On the other hand, it is impossible to admit that Governor Allen should have brooded over such a scheme as I have stated had he not conceived at least the possibility of its adoption, and this points to the conclusion that the leading minds in the South were, to his knowledge, very far from identifying slavery, in the abstract, with the Confederate cause. In corroboration of this inference I would recall:

1. A proclamation of President Abraham Lincoln, issued at the beginning of the war. In it he tried to bribe the Southern States back into the Union by the promise of the maintenance of slavery, and failed.

2. A speech by President Jefferson Davis, delivered, I believe, in 1864, and at Atlanta, Ga. In it he expressed the following sentiments (I quote from memory): ‘There are some who talk of a return to the Union with slavery maintained, but who would thus sacrifice honor to interest.’

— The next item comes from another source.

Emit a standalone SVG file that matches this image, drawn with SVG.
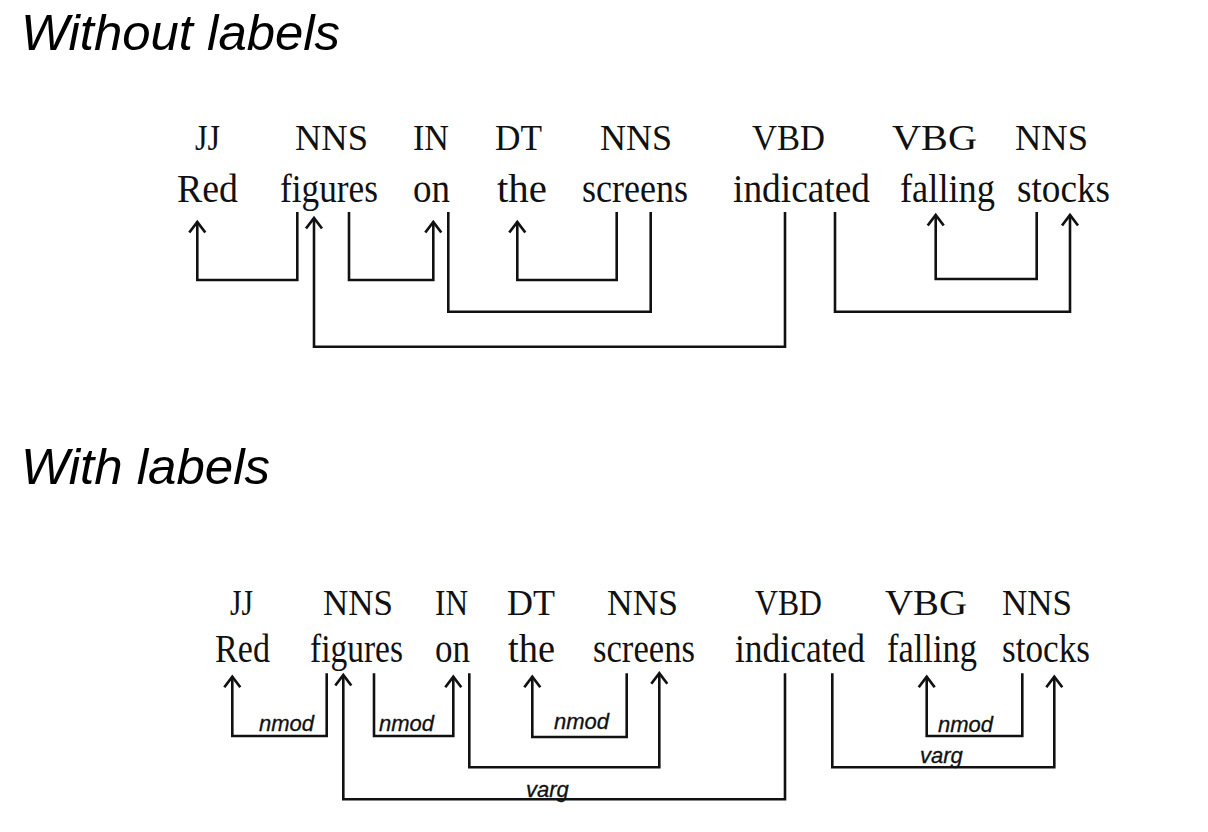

With this quotation I will close my narrative. The plain statement of facts it contains will, I have no doubt, convince any unbiased reader that the supposed scheme of a retrocession of Louisiana never had any foundation in fact. Indeed I should not have thought it necessary even to contradict such a myth were it not that my silence might have been misinterpreted and allowed some cloud of suspicion to hover over the memory of departed friends. Their unsullied honor and untarnished fame are, however, in themselves proof against attacks which, be they base or futile, must inevitably recoil upon their authors, exposing them to ridicule or contempt.

C. J. Polignac. Villa Jessie, Cannes, France, April 17, 1901.